Hace pocas semanas, cansada y muy dolida desde mi alma más superficial hasta la más profunda, salí a recorrer algún lugar: daba igual cuál y daba igual dónde.
Y la casualidad, ayudada por mi empeño en no parar nunca el coche demasiado pronto, me llevó a pasear entre membrillos y a anclar y curar  mi inquieto pensamiento en los  recuerdos de una época dulce, en la que vivía rodeada de mucho cariño y una compañía exquisita  e irrepetible.


Durante muchos años -y unos años clave-,  cada otoño  los membrillos se hacían protagonistas de un tráfico de cariño y ternura impactantes para mi corazón medio hecho; se volvían el hilo conductor de historias humanas, de intercambio de emociones, recuerdos  y secretos de familia que no se daban en ningún otra momento del año,  ni siquiera en Navidad. 

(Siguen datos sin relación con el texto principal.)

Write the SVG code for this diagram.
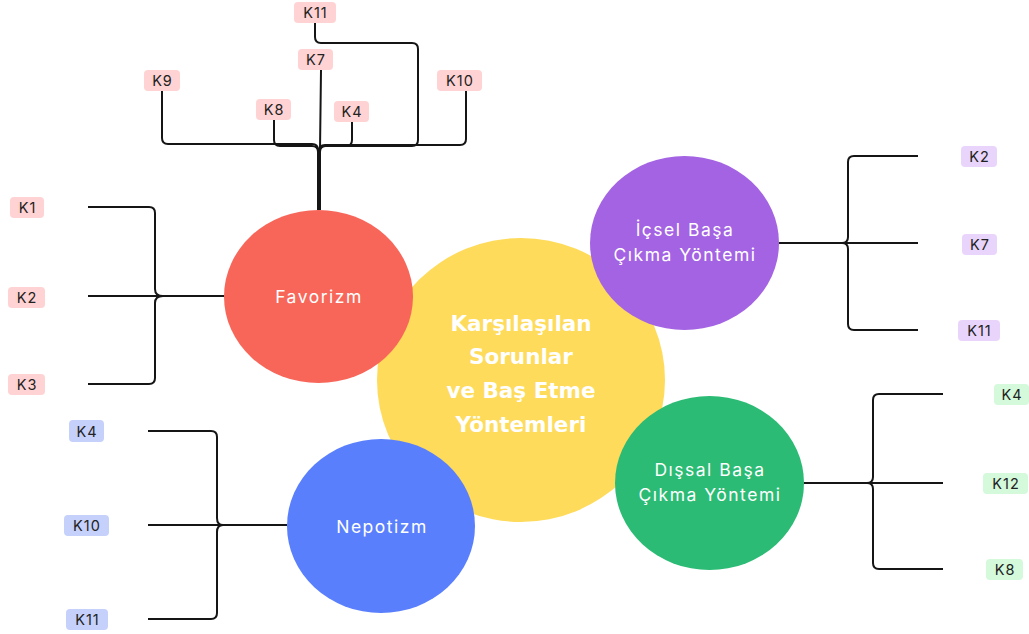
<svg xmlns="http://www.w3.org/2000/svg" width="1029" height="634" viewBox="0 0 1029 634">
<style>
.ln{fill:none;stroke:#151515;stroke-width:2;stroke-linejoin:round;stroke-linecap:butt}
.lbl{font-family:"Inter","Noto Sans",sans-serif;font-size:14.5px;letter-spacing:1px;fill:#222;text-anchor:middle;dominant-baseline:central}
.nt{font-family:"Inter","Noto Sans",sans-serif;font-size:17.5px;letter-spacing:1.5px;fill:#fff;text-anchor:middle;dominant-baseline:central}
.ct{font-family:"DejaVu Sans","Noto Sans",sans-serif;font-weight:bold;font-size:21.5px;fill:#fff;text-anchor:middle;dominant-baseline:central}
.pr{fill:#FFD3D3}.bl{fill:#C5D1FB}.pu{fill:#E9D5FB}.gr{fill:#D4F9DB}
</style>
<rect width="1029" height="634" fill="#fff"/>
<g id="connectors">
<path class="ln" d="M162,91 V138 Q162,144 168,144 H312 Q318,144 318,150 V210"/>
<path class="ln" d="M274,120 V140 Q274,146 280,146 H312 Q318,146 318,152 V210"/>
<path class="ln" d="M321,70 L320,150 L319,210"/>
<path class="ln" d="M352,122 V140 Q352,146 346,146 H325 Q319,146 319,152 V210"/>
<path class="ln" d="M315,23 V37 Q315,43 321,43 H412 Q418,43 418,49 V140 Q418,146 412,146 H326 Q320,146 320,152 V210"/>
<path class="ln" d="M466,91 V139 Q466,145 460,145 H325 Q319,145 319,151 V210"/>
<path class="ln" d="M88,207 H149 Q155,207 155,213 V289 Q155,296 163,296 Q155,296 155,303 V378 Q155,384 149,384 H88"/>
<path class="ln" d="M88,296 H224"/>
<path class="ln" d="M148,431 H211 Q217,431 217,437 V518 Q217,525 223,525 Q217,525 217,532 V613 Q217,619 211,619 H148"/>
<path class="ln" d="M148,525 H287"/>
<path class="ln" d="M918,156 H854 Q848,156 848,162 V237 Q848,243 842,243 Q848,243 848,249 V324 Q848,330 854,330 H918"/>
<path class="ln" d="M779,243 H918"/>
<path class="ln" d="M943,394 H879 Q873,394 873,400 V477 Q873,483 867,483 Q873,483 873,489 V563 Q873,569 879,569 H943"/>
<path class="ln" d="M804,483 H943"/>
</g>
<g id="center">
<ellipse cx="521" cy="380" rx="144" ry="142" fill="#FEDB5B"/>
<text class="ct" x="521" y="323">Karşılaşılan</text>
<text class="ct" x="521" y="356">Sorunlar</text>
<text class="ct" x="521" y="390">ve Baş Etme</text>
<text class="ct" x="521" y="424">Yöntemleri</text>
</g>
<g id="favorizm">
<ellipse cx="318.5" cy="296.5" rx="94.5" ry="86.5" fill="#F8665A"/>
<text class="nt" x="319" y="296">Favorizm</text>
</g>
<g id="nepotizm">
<ellipse cx="381" cy="526" rx="94" ry="87" fill="#5A7FFD"/>
<text class="nt" x="382" y="526">Nepotizm</text>
</g>
<g id="icsel">
<ellipse cx="684.5" cy="243" rx="94.5" ry="87" fill="#A363E3"/>
<text class="nt" x="685" y="229">İçsel Başa</text>
<text class="nt" x="685" y="254">Çıkma Yöntemi</text>
</g>
<g id="dissal">
<ellipse cx="709.5" cy="483" rx="94.5" ry="87" fill="#2BBB74"/>
<text class="nt" x="710" y="469">Dışsal Başa</text>
<text class="nt" x="710" y="494">Çıkma Yöntemi</text>
</g>
<g id="top-labels">
<rect class="pr" x="294" y="2" width="42" height="21" rx="4"/><text class="lbl" x="315.5" y="12.5">K11</text>
<rect class="pr" x="298" y="49" width="35" height="21" rx="4"/><text class="lbl" x="316" y="59.5">K7</text>
<rect class="pr" x="144" y="70" width="36" height="21" rx="4"/><text class="lbl" x="162.5" y="80.5">K9</text>
<rect class="pr" x="256" y="99" width="35" height="21" rx="4"/><text class="lbl" x="274" y="109.5">K8</text>
<rect class="pr" x="334" y="101" width="35" height="21" rx="4"/><text class="lbl" x="352" y="111.5">K4</text>
<rect class="pr" x="437" y="70" width="45" height="21" rx="4"/><text class="lbl" x="460" y="80.5">K10</text>
</g>
<g id="fav-labels">
<rect class="pr" x="10" y="197" width="34" height="21" rx="4"/><text class="lbl" x="27.5" y="207.5">K1</text>
<rect class="pr" x="8" y="287" width="37" height="21" rx="4"/><text class="lbl" x="27" y="297.5">K2</text>
<rect class="pr" x="8" y="374" width="37" height="21" rx="4"/><text class="lbl" x="27" y="384.5">K3</text>
</g>
<g id="nep-labels">
<rect class="bl" x="69" y="420" width="35" height="22" rx="4"/><text class="lbl" x="87" y="431">K4</text>
<rect class="bl" x="64" y="515" width="45" height="21" rx="4"/><text class="lbl" x="87" y="525.5">K10</text>
<rect class="bl" x="66" y="609" width="42" height="21" rx="4"/><text class="lbl" x="87.5" y="619.5">K11</text>
</g>
<g id="icsel-labels">
<rect class="pu" x="961" y="146" width="36" height="21" rx="4"/><text class="lbl" x="979.5" y="156.5">K2</text>
<rect class="pu" x="962" y="234" width="35" height="21" rx="4"/><text class="lbl" x="980" y="244.5">K7</text>
<rect class="pu" x="958" y="320" width="42" height="21" rx="4"/><text class="lbl" x="979.5" y="330.5">K11</text>
</g>
<g id="dissal-labels">
<rect class="gr" x="994" y="384" width="35" height="21" rx="4"/><text class="lbl" x="1012" y="394.5">K4</text>
<rect class="gr" x="983" y="473" width="45" height="21" rx="4"/><text class="lbl" x="1006" y="483.5">K12</text>
<rect class="gr" x="986" y="559" width="37" height="21" rx="4"/><text class="lbl" x="1005" y="569.5">K8</text>
</g>
</svg>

Recetas que, con apariencia de dulce de membrillo, acercaban, reponían y curaban; unían corazones y sacaban a la luz emociones viejas y nuevas. Todas ellas coincidían en ingredientes, cantidades  y  modo de preparación:  kilo de atención por kilo de cariño y rehogar con constancia y paciencia  hasta el año siguiente.


Una vez más, gracias al azar o el empeño, he vuelto neutralizar  mi desasosiego entre membrillos, que además, me han dejado un sabor  y una sonrisa dulces al pensar en el futuro y en todas mis almas.